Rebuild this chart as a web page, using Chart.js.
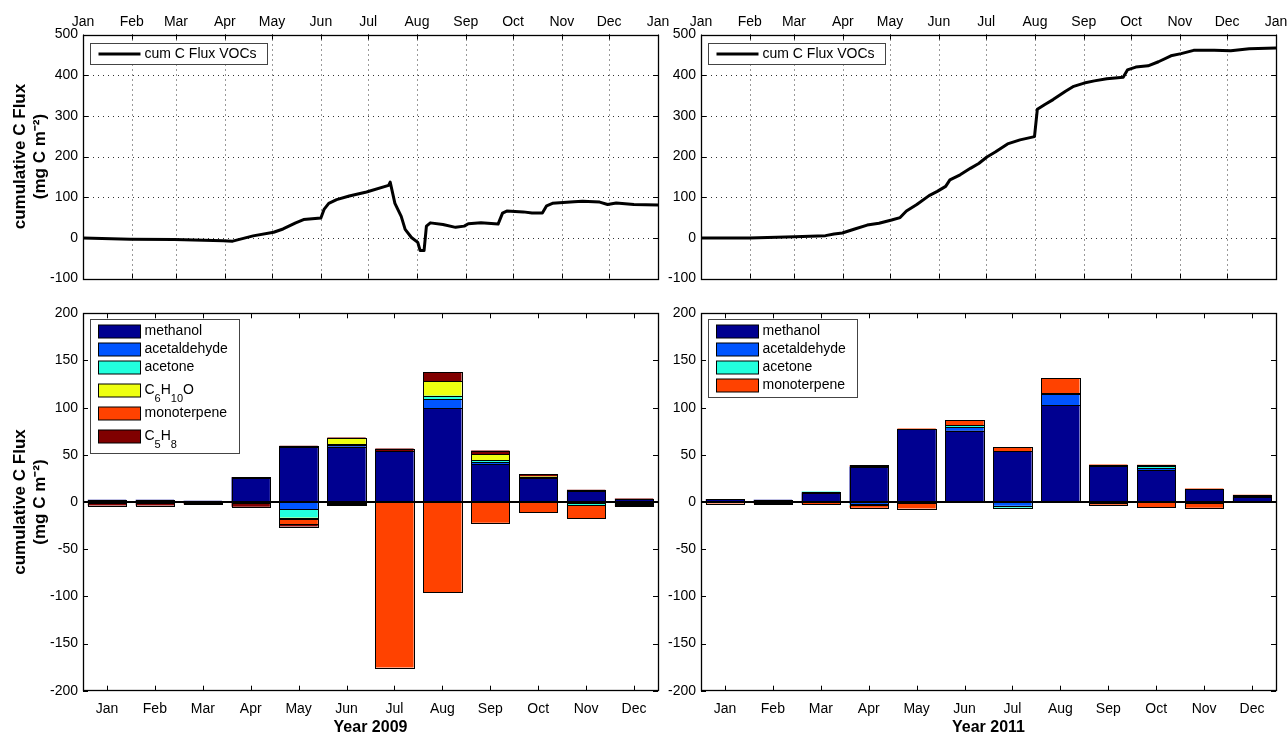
<!DOCTYPE html>
<html>
<head>
<meta charset="utf-8">
<script src="https://cdn.jsdelivr.net/npm/chart.js@4.4.1/dist/chart.umd.min.js"></script>
<style>
  body { margin: 0; background: #fff; width: 1287px; height: 734px; position: relative; overflow: hidden; }
  canvas { position: absolute; }
</style>
</head>
<body>
<canvas id="flux2009" width="680" height="292" style="left:0;top:0"></canvas>
<canvas id="flux2011" width="680" height="292" style="left:650px;top:0"></canvas>
<canvas id="bars2009" width="680" height="450" style="left:0;top:292px"></canvas>
<canvas id="bars2011" width="680" height="450" style="left:650px;top:292px"></canvas>
<script>
// month axis of the cumulative plots
var monthStartDays = [0, 31, 59, 90, 120, 151, 181, 212, 243, 273, 304, 334, 365];
var monthTickLabels = ['Jan', 'Feb', 'Mar', 'Apr', 'May', 'Jun', 'Jul', 'Aug', 'Sep', 'Oct', 'Nov', 'Dec', 'Jan'];
var months = ['Jan', 'Feb', 'Mar', 'Apr', 'May', 'Jun', 'Jul', 'Aug', 'Sep', 'Oct', 'Nov', 'Dec'];

// cumulative C flux (day of year, mg C m-2)
var days2009 = [0, 30, 58, 89, 95, 108, 121, 127, 135, 140, 151, 153, 156, 161, 169, 180, 194, 195, 198, 202,
    204.5, 208.5, 212.5, 214, 216.5, 218, 220.5, 228.5, 236.5, 242, 244.6, 252.6, 263.5, 266.3, 269, 279.5,
    285, 291.6, 294.3, 298, 311.7, 317, 328, 333, 338.5, 349.7, 365];
var flux2009 = [0, -3, -4, -7, -8, 5, 14, 22, 37, 45, 49, 70, 85, 94, 103, 113, 129, 137, 85, 53,
    21, 1, -11, -31, -31, 29, 37, 33, 26, 29, 35, 37, 34, 61, 66, 64,
    61, 61, 79, 85, 89, 90, 88, 82, 86, 82, 81];
var days2011 = [0, 30.7, 59.5, 79, 84.5, 89.7, 97.6, 105.5, 113, 121, 126.4, 130.4, 137, 144.8, 150, 155.3,
    158, 164.5, 171, 176.3, 181.5, 186.8, 194.6, 202.5, 211.7, 213.5, 218.3, 223.5, 231.4, 236.6, 243.2,
    249.7, 257.6, 268, 270.7, 276, 283.8, 290.4, 298.3, 304.8, 312.7, 325.8, 336.3, 348, 365];
var flux2011 = [0, 0, 3, 5.6, 9.7, 12, 22, 31.5, 36, 44, 50, 66, 82, 104, 114.5, 126.6,
    142.7, 155, 171, 183, 199, 211, 231, 241, 249, 316, 328, 340, 360.5, 372.6, 380.6,
    386, 391, 395, 413, 420, 423, 433, 447.6, 453, 461, 461, 460, 465, 467];

// monthly fluxes 2009, emission (up) and deposition (down)
var methanolUp2009     = [2.5, 2.5, 1.3, 25.7, 58, 58.5, 53.8, 99.2, 40, 25.5, 12, 3];
var acetaldehydeUp2009 = [0, 0, 0, 0, 0, 1.5, 0, 10.1, 2.5, 0.5, 0, 0];
var acetoneUp2009      = [0, 0, 0, 0, 0, 1, 0, 3.2, 1.5, 0.5, 0, 0];
var c6h10oUp2009       = [0, 0, 0, 0, 0, 6.5, 0, 15.3, 6.5, 0.5, 0, 0];
var monoterpeneUp2009  = [0, 0, 0, 0, 0, 0, 0, 0, 0, 0, 0, 0];
var c5h8Up2009         = [0, 0, 0, 0.8, 1.5, 0.8, 2.8, 9.9, 4, 2.5, 1, 0.6];
var methanolDown2009     = [0, 0, 0, 0, 0, 0, 0, 0, 0, 0, 0, 0];
var acetaldehydeDown2009 = [0, 0, 0, -1, -7.5, 0, 0, 0, 0, 0, -1, -1.2];
var acetoneDown2009      = [0, 0, 0, 0, -9, -1.2, 0, 0, 0, 0, -2.5, -1.2];
var c6h10oDown2009       = [-1.5, -1, -1, 0, -2, 0, 0, 0, 0, 0, 0, 0];
var monoterpeneDown2009  = [0, 0, 0, 0, -5, -1.3, -175.5, -95.5, -21.9, -10.6, -13.5, -1.2];
var c5h8Down2009         = [-2.3, -2.8, -1.3, -4, -2.5, -1, 0, 0, 0, 0, 0, -1];

// monthly fluxes 2011
var methanolUp2011     = [2.8, 2.5, 10, 37.5, 77, 75.5, 53.8, 102.5, 38.5, 33.5, 13.5, 5.5];
var acetaldehydeUp2011 = [0, 0, 0, 0, 0, 4, 0, 12, 0, 2.5, 0, 1];
var acetoneUp2011      = [0, 0, 1, 0.5, 0, 2, 0, 0.5, 0.5, 2, 0, 0.5];
var monoterpeneUp2011  = [0.5, 0, 0, 1, 0.8, 5.5, 4.5, 16.5, 0.7, 1.5, 0.7, 0.8];
var methanolDown2011     = [0, 0, 0, 0, 0, 0, 0, 0, 0, 0, 0, 0];
var acetaldehydeDown2011 = [-0.5, -0.8, 0, -2, 0, 0, -4, 0, 0, 0, -1.5, 0];
var acetoneDown2011      = [0, 0, 0, -1.5, -1.5, 0, -2, 0, -1.5, 0, 0, 0];
var monoterpeneDown2011  = [-1.2, -1, -2.5, -2.5, -5.5, 0, 0, 0, -1.3, -5.3, -4.5, 0];

var species2009 = ['methanol', 'acetaldehyde', 'acetone', 'C_6H_{10}O', 'monoterpene', 'C_5H_8'];
var species2011 = ['methanol', 'acetaldehyde', 'acetone', 'monoterpene'];
var colors2009 = ['#000090', '#0055ff', '#22ffdd', '#efff10', '#ff4200', '#800000'];
var colors2011 = ['#000090', '#0055ff', '#22ffdd', '#ff4200'];

var FONT = "'Liberation Sans', Arial, Helvetica, sans-serif";
Chart.defaults.font.family = FONT;
Chart.defaults.font.size = 14;
Chart.defaults.color = '#000';

// text with _x or _{xx} subscripts
function drawRichText(ctx, text, x, y) {
    var parts = text.split(/(_\{[^}]*\}|_.)/).filter(Boolean);
    parts.forEach(function (p) {
        var sub = p[0] === '_';
        var s = sub ? p.replace(/^_\{?/, '').replace(/\}$/, '') : p;
        ctx.font = sub ? '11px ' + FONT : '14px ' + FONT;
        ctx.fillText(s, x, sub ? y + 8 : y);
        x += ctx.measureText(s).width;
    });
}

// matlab-like box: dotted grid, inward ticks, bar edges, zero line, legend inside the axes
var matlabPlugin = {
    id: 'matlab',
    defaults: { dotted: false, zeroLine: false, legendType: 'box', legendWidth: 150, legendTop: 6 },
    beforeDatasetsDraw: function (chart, args, opts) {
        if (!opts.dotted) return;
        var ctx = chart.ctx, a = chart.chartArea, sx = chart.scales.x, sy = chart.scales.y;
        ctx.save();
        ctx.strokeStyle = '#333';
        ctx.lineWidth = 1;
        ctx.setLineDash([1, 4]);
        sx.ticks.forEach(function (t) {
            var px = Math.round(sx.getPixelForValue(t.value)) + 0.5;
            if (px < a.left + 2 || px > a.right - 2) return;
            ctx.beginPath(); ctx.moveTo(px, a.top); ctx.lineTo(px, a.bottom); ctx.stroke();
        });
        sy.ticks.forEach(function (t) {
            var py = Math.round(sy.getPixelForValue(t.value)) + 0.5;
            if (py < a.top + 2 || py > a.bottom - 2) return;
            ctx.beginPath(); ctx.moveTo(a.left, py); ctx.lineTo(a.right, py); ctx.stroke();
        });
        ctx.restore();
    },
    afterDatasetsDraw: function (chart, args, opts) {
        var ctx = chart.ctx, a = chart.chartArea, sx = chart.scales.x, sy = chart.scales.y;
        ctx.save();
        ctx.strokeStyle = '#000';

        // black edge round every bar segment (thin ones come out as dark lines, like matlab)
        ctx.lineWidth = 1;
        chart.getSortedVisibleDatasetMetas().forEach(function (meta) {
            if (meta.type !== 'bar') return;
            meta.data.forEach(function (el, i) {
                var v = chart.data.datasets[meta.index].data[i];
                if (v === null || v === undefined) return;
                var p = el.getProps(['x', 'y', 'base', 'width'], true);
                var left = Math.round(p.x - p.width / 2) + 0.5;
                var right = Math.round(p.x + p.width / 2) + 0.5;
                var top = Math.round(Math.min(p.y, p.base)) + 0.5;
                var bottom = Math.round(Math.max(p.y, p.base)) + 0.5;
                ctx.strokeRect(left, top, right - left, bottom - top);
            });
        });

        if (opts.zeroLine) {
            var zy = sy.getPixelForValue(0);
            ctx.lineWidth = 2;
            ctx.beginPath(); ctx.moveTo(a.left, zy); ctx.lineTo(a.right, zy); ctx.stroke();
        }
        ctx.lineWidth = 1;
        sx.ticks.forEach(function (t) {
            var px = Math.round(sx.getPixelForValue(t.value)) + 0.5;
            ctx.beginPath();
            ctx.moveTo(px, a.top); ctx.lineTo(px, a.top + 5);
            ctx.moveTo(px, a.bottom); ctx.lineTo(px, a.bottom - 5);
            ctx.stroke();
        });
        sy.ticks.forEach(function (t) {
            var py = Math.round(sy.getPixelForValue(t.value)) + 0.5;
            ctx.beginPath();
            ctx.moveTo(a.left, py); ctx.lineTo(a.left + 5, py);
            ctx.moveTo(a.right, py); ctx.lineTo(a.right - 5, py);
            ctx.stroke();
        });
        ctx.lineWidth = 1.3;
        ctx.strokeRect(Math.round(a.left) + 0.5, Math.round(a.top) + 0.5,
            Math.round(a.right - a.left), Math.round(a.bottom - a.top));

        // legend
        var items = chart.data.datasets.filter(function (d) { return d.inLegend; });
        var rows = items.map(function (d) {
            if (opts.legendType === 'line') return 21;
            return /_/.test(d.label) ? 28 : 18;
        });
        var pad = opts.legendType === 'line' ? 0 : 3;
        var h = rows.reduce(function (s, r) { return s + r; }, 0) + 2 * pad;
        var x0 = Math.round(a.left + 7) + 0.5, y0 = Math.round(a.top + opts.legendTop) + 0.5;
        ctx.fillStyle = '#fff';
        ctx.fillRect(x0, y0, opts.legendWidth, h);
        ctx.strokeStyle = '#444';
        ctx.lineWidth = 1;
        ctx.strokeRect(x0, y0, opts.legendWidth, h);
        var y = y0 + pad;
        items.forEach(function (d, i) {
            var cy = y + rows[i] / 2;
            if (opts.legendType === 'line') {
                ctx.strokeStyle = d.borderColor;
                ctx.lineWidth = 3;
                ctx.beginPath(); ctx.moveTo(x0 + 8, cy); ctx.lineTo(x0 + 50, cy); ctx.stroke();
            } else {
                ctx.fillStyle = d.backgroundColor;
                ctx.fillRect(x0 + 8, cy - 6.5, 42, 13);
                ctx.strokeStyle = '#000';
                ctx.lineWidth = 1;
                ctx.strokeRect(x0 + 8, cy - 6.5, 42, 13);
            }
            ctx.fillStyle = '#000';
            ctx.textBaseline = 'middle';
            ctx.textAlign = 'left';
            drawRichText(ctx, d.label, x0 + 54, cy);
            y += rows[i];
        });
        ctx.restore();
    }
};
Chart.register(matlabPlugin);

var yTitle = {
    display: true,
    text: ['cumulative C Flux', '(mg C m\u207B\u00B2)'],
    font: { size: 17, weight: 'bold', lineHeight: 1.2 },
    padding: { top: 10, bottom: 0 }
};

function makeLineChart(id, days, flux, yWidth, padRight, showTitle) {
    var points = days.map(function (d, i) { return { x: d, y: flux[i] }; });
    return new Chart(document.getElementById(id), {
        type: 'line',
        data: {
            datasets: [{
                label: 'cum C Flux VOCs',
                data: points,
                borderColor: '#000',
                borderWidth: 3,
                borderJoinStyle: 'round',
                borderCapStyle: 'round',
                pointRadius: 0,
                tension: 0,
                inLegend: true
            }]
        },
        options: {
            responsive: false,
            animation: false,
            layout: { padding: { top: 0, right: padRight, bottom: 8, left: 0 } },
            plugins: {
                legend: { display: false },
                tooltip: { enabled: false },
                matlab: { dotted: true, legendType: 'line', legendWidth: 177, legendTop: 8.5 }
            },
            scales: {
                x: {
                    type: 'linear',
                    position: 'top',
                    min: 0,
                    max: 365,
                    afterBuildTicks: function (s) {
                        s.ticks = monthStartDays.map(function (v) { return { value: v }; });
                    },
                    afterFit: function (s) { s.height = 34.5; },
                    ticks: {
                        autoSkip: false, maxRotation: 0, padding: 4,
                        callback: function (v, i) { return monthTickLabels[i]; }
                    },
                    grid: { display: false, drawTicks: false },
                    border: { display: false }
                },
                y: {
                    min: -100,
                    max: 500,
                    afterFit: function (s) { s.width = yWidth; },
                    ticks: { stepSize: 100, padding: 5 },
                    grid: { display: false, drawTicks: false },
                    border: { display: false },
                    title: showTitle ? yTitle : { display: false }
                }
            }
        }
    });
}

function makeBarChart(id, names, colors, up, down, yearLabel, yWidth, padRight, showTitle) {
    var noZero = function (v) { return v === 0 ? null : v; };
    var datasets = [];
    names.forEach(function (n, i) {
        datasets.push({ label: n, data: up[i].map(noZero), backgroundColor: colors[i], inLegend: true });
    });
    names.forEach(function (n, i) {
        datasets.push({ label: n, data: down[i].map(noZero), backgroundColor: colors[i], inLegend: false });
    });
    datasets.forEach(function (d) {
        d.borderWidth = 0;
        d.stack = 'flux';
        d.barPercentage = 0.8;
        d.categoryPercentage = 1.0;
    });
    return new Chart(document.getElementById(id), {
        type: 'bar',
        data: { labels: months, datasets: datasets },
        options: {
            responsive: false,
            animation: false,
            layout: { padding: { top: 21.3, right: padRight, bottom: 0, left: 0 } },
            plugins: {
                legend: { display: false },
                tooltip: { enabled: false },
                matlab: { zeroLine: true, legendType: 'box', legendWidth: 149, legendTop: 5.7 }
            },
            scales: {
                x: {
                    stacked: true,
                    afterFit: function (s) { s.height = 51.3; },
                    ticks: { autoSkip: false, maxRotation: 0, padding: 10 },
                    grid: { display: false, drawTicks: false },
                    border: { display: false },
                    title: {
                        display: true, text: yearLabel,
                        font: { size: 16, weight: 'bold' },
                        padding: { top: 0, bottom: 5 }
                    }
                },
                y: {
                    stacked: true,
                    min: -200,
                    max: 200,
                    afterFit: function (s) { s.width = yWidth; },
                    ticks: { stepSize: 50, padding: 5 },
                    grid: { display: false, drawTicks: false },
                    border: { display: false },
                    title: showTitle ? yTitle : { display: false }
                }
            }
        }
    });
}

makeLineChart('flux2009', days2009, flux2009, 83, 22, true);
makeLineChart('flux2011', days2011, flux2011, 51, 54, false);

makeBarChart('bars2009', species2009, colors2009,
    [methanolUp2009, acetaldehydeUp2009, acetoneUp2009, c6h10oUp2009, monoterpeneUp2009, c5h8Up2009],
    [methanolDown2009, acetaldehydeDown2009, acetoneDown2009, c6h10oDown2009, monoterpeneDown2009, c5h8Down2009],
    'Year 2009', 83, 22, true);
makeBarChart('bars2011', species2011, colors2011,
    [methanolUp2011, acetaldehydeUp2011, acetoneUp2011, monoterpeneUp2011],
    [methanolDown2011, acetaldehydeDown2011, acetoneDown2011, monoterpeneDown2011],
    'Year 2011', 51, 54, false);
</script>
</body>
</html>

### TASK TO CARRY OUT:
Leave out the pictures and repeat the lines from the start of the material through the line with "460, 465, 467];", inclusive.

### RIGHT ANSWER:
Rebuild this chart as a web page, using Chart.js.
<!DOCTYPE html>
<html>
<head>
<meta charset="utf-8">
<script src="https://cdn.jsdelivr.net/npm/chart.js@4.4.1/dist/chart.umd.min.js"></script>
<style>
  body { margin: 0; background: #fff; width: 1287px; height: 734px; position: relative; overflow: hidden; }
  canvas { position: absolute; }
</style>
</head>
<body>
<canvas id="flux2009" width="680" height="292" style="left:0;top:0"></canvas>
<canvas id="flux2011" width="680" height="292" style="left:650px;top:0"></canvas>
<canvas id="bars2009" width="680" height="450" style="left:0;top:292px"></canvas>
<canvas id="bars2011" width="680" height="450" style="left:650px;top:292px"></canvas>
<script>
// month axis of the cumulative plots
var monthStartDays = [0, 31, 59, 90, 120, 151, 181, 212, 243, 273, 304, 334, 365];
var monthTickLabels = ['Jan', 'Feb', 'Mar', 'Apr', 'May', 'Jun', 'Jul', 'Aug', 'Sep', 'Oct', 'Nov', 'Dec', 'Jan'];
var months = ['Jan', 'Feb', 'Mar', 'Apr', 'May', 'Jun', 'Jul', 'Aug', 'Sep', 'Oct', 'Nov', 'Dec'];

// cumulative C flux (day of year, mg C m-2)
var days2009 = [0, 30, 58, 89, 95, 108, 121, 127, 135, 140, 151, 153, 156, 161, 169, 180, 194, 195, 198, 202,
    204.5, 208.5, 212.5, 214, 216.5, 218, 220.5, 228.5, 236.5, 242, 244.6, 252.6, 263.5, 266.3, 269, 279.5,
    285, 291.6, 294.3, 298, 311.7, 317, 328, 333, 338.5, 349.7, 365];
var flux2009 = [0, -3, -4, -7, -8, 5, 14, 22, 37, 45, 49, 70, 85, 94, 103, 113, 129, 137, 85, 53,
    21, 1, -11, -31, -31, 29, 37, 33, 26, 29, 35, 37, 34, 61, 66, 64,
    61, 61, 79, 85, 89, 90, 88, 82, 86, 82, 81];
var days2011 = [0, 30.7, 59.5, 79, 84.5, 89.7, 97.6, 105.5, 113, 121, 126.4, 130.4, 137, 144.8, 150, 155.3,
    158, 164.5, 171, 176.3, 181.5, 186.8, 194.6, 202.5, 211.7, 213.5, 218.3, 223.5, 231.4, 236.6, 243.2,
    249.7, 257.6, 268, 270.7, 276, 283.8, 290.4, 298.3, 304.8, 312.7, 325.8, 336.3, 348, 365];
var flux2011 = [0, 0, 3, 5.6, 9.7, 12, 22, 31.5, 36, 44, 50, 66, 82, 104, 114.5, 126.6,
    142.7, 155, 171, 183, 199, 211, 231, 241, 249, 316, 328, 340, 360.5, 372.6, 380.6,
    386, 391, 395, 413, 420, 423, 433, 447.6, 453, 461, 461, 460, 465, 467];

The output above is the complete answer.